The campaign will employ an integrated strategy that includes print ads, posters, outdoor, radio and digital activations.
Speaking about the campaign, BBH India managing partner and chief creative officer Russell Barrett said: “Print ads in mainstream media have either become dull reminders of TV commercials (read key visuals) or purely functional reminders that you’d rather forget. We wanted to ensure we communicated, engaged and entertained people while still only doing print. Because it’s possible.

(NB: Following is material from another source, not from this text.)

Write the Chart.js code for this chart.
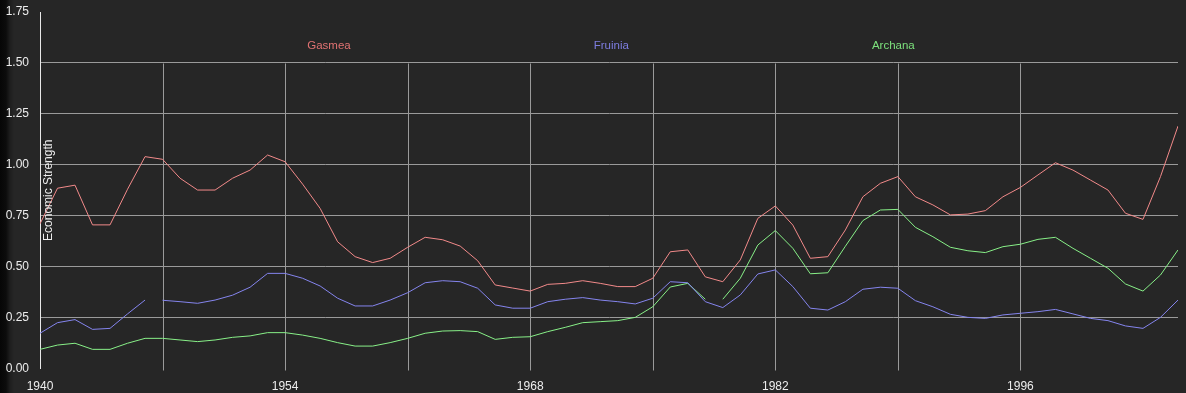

Gustoso is unique in that it doesn’t cater to what we’re used to in Italian food. The food here is lovingly crafted to taste like genuine Italian cuisine. Whether you like it or not. We hope to have captured the spirit of the offering and the spirit of the people of Naples as well. Most importantly we hope we’ve been able to create enough curiosity for the growing tribe of foodies in this city to visit Gustoso.”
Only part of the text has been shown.